PROJECT_FOLDER = "./"

print("SDK version:", azureml.core.VERSION)

SDK version: 1.0.39


## Initialize Azure ML workspace

In [2]:
ws = Workspace(subscription_id = SUBSCRIPTION_ID, 
               resource_group =RESOURCE_GROUP , 
               workspace_name = WORKSPACE_NAME
              )
    
ws.write_config()

## Initialize Azure ML compute

In [3]:
try:
    gpu_cluster = ComputeTarget(workspace=ws,
                                name=CLUSTER_NAME
                               )
    print('Found existing cluster, use it.')
except ComputeTargetException:
    compute_config = AmlCompute.provisioning_configuration(vm_size='STANDARD_NC6',
                                                           max_nodes=2
                                                          )
    gpu_cluster = ComputeTarget.create(ws,gpu_cluster_name,compute_config)

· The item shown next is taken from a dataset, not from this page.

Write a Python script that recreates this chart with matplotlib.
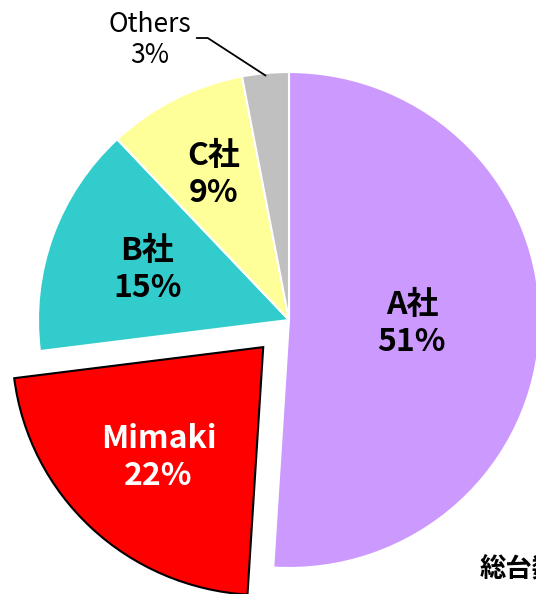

gpu_cluster.wait_for_completion(show_output=True)

Found existing cluster, use it.
Succeeded
AmlCompute wait for completion finished
Minimum number of nodes requested have been provisioned


## Initialize Tensorflow estimator

In [36]:
estimator = TensorFlow(source_directory=PROJECT_FOLDER,
                       compute_target=gpu_cluster,
                       entry_script='train.py',
                       node_count=2,
                       distributed_training=MpiConfiguration(),
                       use_gpu=True
                      )

framework_version is not specified, defaulting to version 1.13.


## Create experiment and submit run for execution

In [37]:
experiment = Experiment(ws, name="keras_horovod")
run = experiment.submit(estimator)
RunDetails(run).show()

_UserRunWidget(widget_settings={'childWidgetDisplay': 'popup', 'send_telemetry': False, 'log_level': 'INFO', '…